The CQ article states that Inhofe and Voinovich want specific language that prohibits DHS from mandating the use of IST’s at chemical plants. But Inhofe’s own chemical security bill in 2003 (S. 994, 108th Congress) didn’t contain that specific language. Why is he so concerned now? After all, the President of the American Chemistry Council seems fine with the IST perspective in the Collins-Lieberman bill:
“ACC is encouraged by the direction of the debate in which the panel clarified the bill’s essential focus on security by limiting government’s ability to mandate chemistry processes,” American Chemistry Council President Jack N. Gerard said in a statement.
So what’s Inhofe’s beef? Is it simply the jurisdictional issues he mentions in his letter, which conveniently ignore the fact that the rules of the 109th Congress give the HSGAC jurisdiction over critical infrastructure protection? Or is the chemical industry pushing an all-or-nothing, no-compromises line behind the scenes, while sounding reasonable in the media?
From a security perspective, the best bill is one that neither requires nor prohibits DHS from compelling a given chemical facility to use ISTs, but rather allows government experts to make scientifically-driven risk assessments, and impose remedies where private sector inaction puts the American people at undue risk - a system that the Collins-Lieberman bill would help create. For the vast majority of chemical facilities, there will be no need or cause for the government to compel the use of ISTs. But there could very well be cases where, at a given facility, the use of ISTs is best and/or most cost effective way to improve security - perhaps the only way in a rare example. In that case, doesn’t it make sense to allow DHS to have an IST option in its security toolbox?
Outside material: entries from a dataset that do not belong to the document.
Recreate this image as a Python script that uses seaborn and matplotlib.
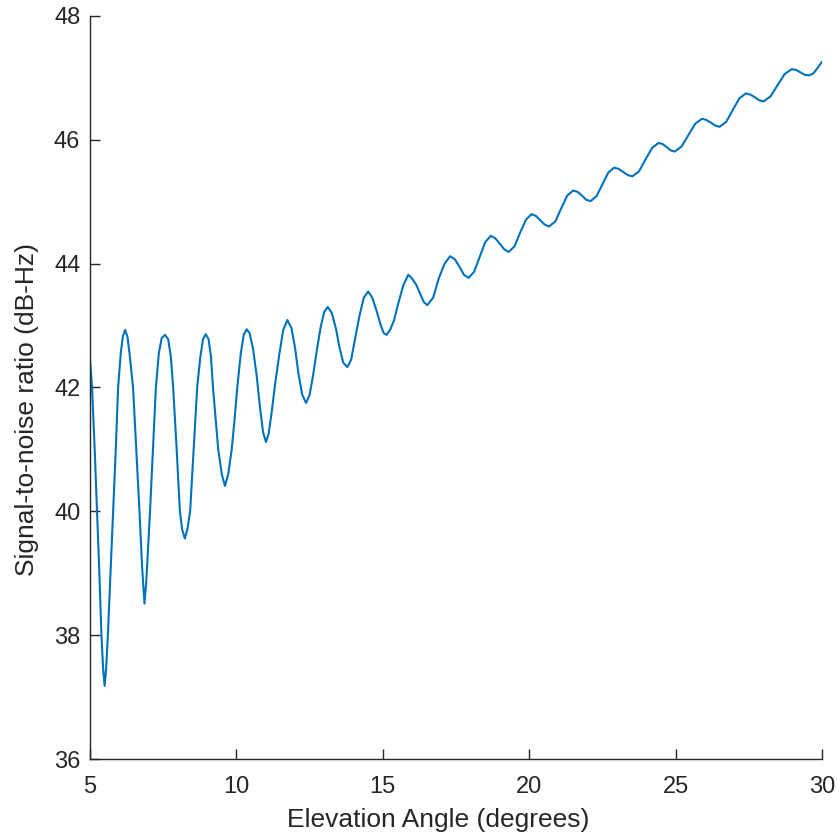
import numpy as np
import pandas as pd
import matplotlib
matplotlib.use("Agg")
import matplotlib.pyplot as plt
import seaborn as sns

# SNR READINGS (elevation angle in degrees, SNR in dB-Hz)
elevation = [
    5.00, 5.07, 5.16, 5.24, 5.32, 5.39, 5.45, 5.50, 5.55, 5.61,
    5.70, 5.79, 5.88, 5.96, 6.05, 6.12, 6.20, 6.28, 6.35, 6.47,
    6.58, 6.69, 6.78, 6.86, 6.92, 7.05, 7.15, 7.25, 7.35, 7.45,
    7.56, 7.67, 7.76, 7.84, 7.96, 8.07, 8.15, 8.24, 8.33, 8.42,
    8.54, 8.66, 8.77, 8.86, 8.95, 9.05, 9.13, 9.20, 9.29, 9.38,
    9.50, 9.61, 9.72, 9.84, 9.94, 10.03, 10.15, 10.25, 10.35,
    10.45, 10.57, 10.69, 10.80, 10.91, 11.01, 11.10, 11.21, 11.32, 11.47,
    11.60, 11.74, 11.88, 12.00, 12.12, 12.25, 12.38, 12.50, 12.62, 12.74,
    12.88, 13.00, 13.12, 13.26, 13.40, 13.52, 13.65, 13.79, 13.92, 14.05,
    14.20, 14.35, 14.50, 14.64, 14.78, 14.92, 15.03, 15.13, 15.25, 15.38,
    15.53, 15.70, 15.87, 16.00, 16.14, 16.27, 16.40, 16.52,
    16.72, 16.91, 17.11, 17.30, 17.46, 17.62, 17.77, 17.93,
    18.12, 18.31, 18.50, 18.69, 18.84, 19.00, 19.15, 19.30,
    19.50, 19.69, 19.89, 20.08, 20.23, 20.38, 20.53, 20.68,
    20.89, 21.09, 21.30, 21.50, 21.65, 21.80, 21.95, 22.10,
    22.30, 22.50, 22.70, 22.90, 23.06, 23.21, 23.37, 23.52,
    23.75, 23.97, 24.20, 24.42, 24.56, 24.70, 24.83, 24.97,
    25.20, 25.44, 25.67, 25.90, 26.05, 26.20, 26.35, 26.50,
    26.73, 26.95, 27.18, 27.40, 27.55, 27.70, 27.85, 28.00,
    28.24, 28.48, 28.72, 28.96, 29.11, 29.26, 29.41, 29.56,
    29.70, 29.85, 30.00,
]

snr = [
    42.45, 42.00, 41.00, 40.00, 39.00, 38.00, 37.45, 37.18, 37.45, 38.00,
    39.00, 40.00, 41.00, 42.00, 42.55, 42.82, 42.93, 42.82, 42.55, 42.00,
    41.00, 40.00, 39.10, 38.51, 38.85, 40.00, 41.00, 42.00, 42.55, 42.80,
    42.85, 42.78, 42.50, 42.00, 41.00, 40.00, 39.70, 39.56, 39.72, 40.00,
    41.00, 42.00, 42.50, 42.78, 42.86, 42.78, 42.50, 42.00, 41.50, 41.00,
    40.60, 40.41, 40.60, 41.00, 41.50, 42.00, 42.55, 42.85, 42.94,
    42.88, 42.62, 42.20, 41.70, 41.28, 41.12, 41.25, 41.62, 42.05, 42.55,
    42.93, 43.09, 42.96, 42.65, 42.22, 41.88, 41.75, 41.88, 42.20, 42.58,
    42.98, 43.22, 43.30, 43.20, 42.95, 42.65, 42.40, 42.33, 42.45, 42.78,
    43.15, 43.45, 43.55, 43.45, 43.25, 43.02, 42.88, 42.85, 42.93, 43.08,
    43.36, 43.65, 43.82, 43.76, 43.66, 43.52, 43.38, 43.33,
    43.45, 43.76, 44.00, 44.12, 44.07, 43.95, 43.82, 43.77,
    43.87, 44.11, 44.35, 44.45, 44.41, 44.32, 44.23, 44.19,
    44.28, 44.50, 44.71, 44.80, 44.77, 44.70, 44.63, 44.60,
    44.68, 44.89, 45.10, 45.18, 45.16, 45.10, 45.03, 45.01,
    45.09, 45.28, 45.47, 45.55, 45.53, 45.48, 45.43, 45.41,
    45.49, 45.68, 45.87, 45.95, 45.93, 45.88, 45.83, 45.81,
    45.89, 46.08, 46.26, 46.34, 46.32, 46.28, 46.23, 46.21,
    46.29, 46.48, 46.67, 46.75, 46.73, 46.69, 46.64, 46.62,
    46.70, 46.88, 47.06, 47.14, 47.13, 47.09, 47.05, 47.04,
    47.07, 47.16, 47.26,
]

x_ticks = [5, 10, 15, 20, 25, 30]
y_ticks = [36, 38, 40, 42, 44, 46, 48]

df = pd.DataFrame({"elevation": elevation, "snr": snr})

# STYLE
sns.set_style("ticks")
plt.rcParams['font.family'] = ['Liberation Sans', 'DejaVu Sans']
grey = "#262626"

fig = plt.figure(figsize=(8.38, 8.36), dpi=100)
ax = fig.add_axes([0.1074, 0.0921, 0.8735, 0.8888])

sns.lineplot(
    data=df,
    x="elevation",
    y="snr",
    color="#0072BD",
    linewidth=1.5,
    estimator=None,
    ax=ax
)

ax.set_xlim(5, 30)
ax.set_ylim(36, 48)
ax.set_xticks(x_ticks)
ax.set_yticks(y_ticks)

ax.set_xlabel("Elevation Angle (degrees)", fontsize=19, color=grey)
ax.set_ylabel("Signal-to-noise ratio (dB-Hz)", fontsize=19, color=grey)

ax.tick_params(direction="in", length=7, width=1, colors=grey, labelsize=17)
ax.tick_params(axis="x", pad=12)
ax.tick_params(axis="y", pad=7)

# label positions (axes fraction)
ax.xaxis.set_label_coords(0.475, -0.066)
ax.yaxis.set_label_coords(-0.07, 0.47)

for side in ["top", "right"]:
    ax.spines[side].set_visible(False)
for side in ["left", "bottom"]:
    ax.spines[side].set_color(grey)
    ax.spines[side].set_linewidth(1)

fig.savefig("out.png", dpi=100)
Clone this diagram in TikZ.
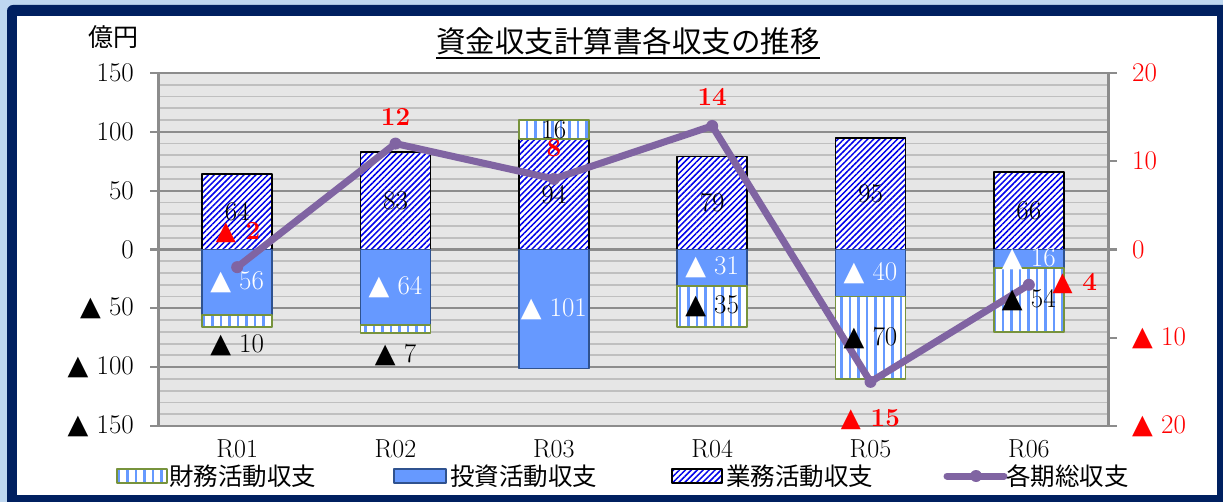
\documentclass[tikz,border=0pt]{standalone}
\usepackage{fontspec}
\usetikzlibrary{patterns.meta}
\newfontfamily\jpfont{Noto Sans CJK JP}
\newfontfamily\symfont{DejaVu Sans}
\newcommand\tri{{\symfont ▲}}
\newcommand\fsz[1]{\fontsize{#1}{#1}\selectfont}
\definecolor{navy}{RGB}{0,32,96}
\definecolor{glow}{RGB}{190,215,240}
\definecolor{plotbg}{RGB}{230,230,230}
\definecolor{minorgray}{RGB}{191,191,191}
\definecolor{majorgray}{RGB}{140,140,140}
\definecolor{invblue}{RGB}{102,153,255}
\definecolor{invedge}{RGB}{47,82,143}
\definecolor{fingreen}{RGB}{119,147,60}
\definecolor{hatchblue}{RGB}{0,0,235}
\definecolor{totpurple}{RGB}{128,100,162}
\begin{document}
\begin{tikzpicture}[x=1pt, y=-1pt, line join=round, font=\fsz{27},
	lax/.style={yshift=-249.5pt, y=1.17667pt},
	rax/.style={yshift=-249.5pt, y=8.825pt},
	minorgrid/.style={minorgray, line width=1.8pt},
	majorgrid/.style={majorgray, line width=2.2pt},
	bizbar/.style={preaction={fill=white}, pattern={Lines[angle=45,distance=4.2pt,line width=1.5pt]}, pattern color=hatchblue, draw=black, line width=1.8pt},
	invbar/.style={fill=invblue, draw=invedge, line width=1.5pt},
	finbar/.style={preaction={fill=white}, pattern={Lines[angle=90,distance=8.5pt,line width=2.5pt]}, pattern color=invblue, draw=fingreen, line width=1.8pt},
	totline/.style={totpurple, line width=7pt, line cap=round},
	legtext/.style={font=\jpfont\fsz{24.5}, anchor=west, inner sep=0pt},
	redlab/.style={text=red, font=\fsz{26}\bfseries}]
	\def\xl{158} \def\xr{1108} \def\cw{158.333} \def\bw{35} % plot area
	\useasboundingbox (0,0) rectangle (1223,502);
	\clip (0,0) rectangle (1223,502);
	% frame
	\fill[glow] (0,0) rectangle (1223,502);
	\fill[navy, rounded corners=6pt] (7,5) rectangle (1240,520);
	\fill[white] (17,16) rectangle (1217,495);
	\node[font=\jpfont\fsz{29.5}, inner sep=0pt] (title) at (628,41) {資金収支計算書各収支の推移};
	\draw[line width=1.8pt] ([yshift=-3pt]title.south west) -- ([yshift=-3pt]title.south east);
	\node[font=\jpfont\fsz{25}] (unit) at (113,37) {億円};
	% bars on the left axis
	\begin{scope}[lax]
		\fill[plotbg] (\xl,-150) rectangle (\xr,150);
		\foreach \v in {-140,-130,...,140}
		\draw[minorgrid] (\xl,\v) -- (\xr,\v);
		\foreach \v/\t in {150/150,100/100,50/50,0/0,-50/\tri{} 50,-100/\tri{} 100,-150/\tri{} 150}{
			\draw[majorgrid] (150,\v) -- (\xr,\v);
			\node[anchor=east, inner sep=0pt] (ly\v) at (134,\v) {\t};
		}
		\foreach \i/\b/\v/\f in {1/64/-56/-10,2/83/-64/-7,3/94/-101/16,4/79/-31/-35,5/95/-40/-70,6/66/-16/-54}{
			\pgfmathsetmacro\cx{\xl+(\i-0.5)*\cw}
			\pgfmathsetmacro\fb{\f<0 ? \v : \b}
			\pgfmathsetmacro\ft{\fb+\f}
			\path[bizbar] (\cx-\bw,0) rectangle (\cx+\bw,\b);
			\path[invbar] (\cx-\bw,0) rectangle (\cx+\bw,\v);
			\path[finbar] (\cx-\bw,\fb) rectangle (\cx+\bw,\ft);
		}
		\draw[majorgray, line width=3pt] (\xl,-150) -- (\xl,150) (\xr,-150) -- (\xr,150);
	\end{scope}
	% total on the right axis
	\begin{scope}[rax]
		\foreach \r/\t in {20/20,10/10,0/0,-10/\tri{} 10,-20/\tri{} 20}{
			\draw[majorgrid] (\xr,\r) -- (1117,\r);
			\node[anchor=west, inner sep=0pt, text=red] (ry\r) at (1132,\r) {\t};
		}
		\foreach \i/\s in {1/-2,2/12,3/8,4/14,5/-15,6/-4}
		\coordinate (p\i) at ({\xl+(\i-0.5)*\cw},\s);
		\draw[totline] (p1) -- (p2) -- (p3) -- (p4) -- (p5) -- (p6);
		\foreach \i in {1,...,6}
		\fill[totpurple] (p\i) circle (6pt);
		\foreach \i/\dx/\s/\t in {1/1/1.9/\tri{} 2,2/0/15/12,3/0/11.5/8,4/0/17.3/14,5/0/-19.3/\tri{} 15,6/46/-3.9/\tri{} 4}
		\node[redlab] (tl\i) at ({\xl+(\i-0.5)*\cw+\dx},\s) {\t};
	\end{scope}
	% data labels
	\begin{scope}[lax]
		\foreach \i/\b/\v/\vt/\fy/\ft in {1/64/-56/56/-81.2/\tri{} 10,2/83/-64/64/-89.7/\tri{} 7,3/94/-101/101/102/16,4/79/-31/31/-48.5/\tri{} 35,5/95/-40/40/-75/\tri{} 70,6/66/-16/16/-43/\tri{} 54}{
			\pgfmathsetmacro\cx{\xl+(\i-0.5)*\cw}
			\node (bl\i) at (\cx,\b/2) {\b};
			\node[text=white] (il\i) at (\cx,\v/2) {\tri{} \vt};
			\node (fl\i) at (\cx,\fy) {\ft};
		}
	\end{scope}
	% categories
	\foreach \i in {1,...,6}
	\node[font=\fsz{26}] (cat\i) at ({\xl+(\i-0.5)*\cw},449) {R0\i};
	% legend
	\path[finbar] (117,469) rectangle (167,483);
	\node[legtext] (leg1) at (169,476) {財務活動収支};
	\path[invbar] (394,469) rectangle (446,483);
	\node[legtext] (leg2) at (450,476) {投資活動収支};
	\path[bizbar] (672,469) rectangle (722,483);
	\node[legtext] (leg3) at (726,476) {業務活動収支};
	\draw[totline] (947,476) -- (1004,476);
	\fill[totpurple] (976,476) circle (6pt);
	\node[legtext] (leg4) at (1006,476) {各期総収支};
\end{tikzpicture}
\end{document}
If Sen. Inhofe holds up this legislation either because of this IST issue, or jurisdictional pique because it’s not an EPW bill, then he is rolling the dice with the lives of Americans. If he wants to submit an amendment on the floor, that’s his right. But holding up the bill through legislative machinations is a disservice to the security of the nation. We’ve already waited far, far too long for chemical security legislation to pass. The time for playing games is over.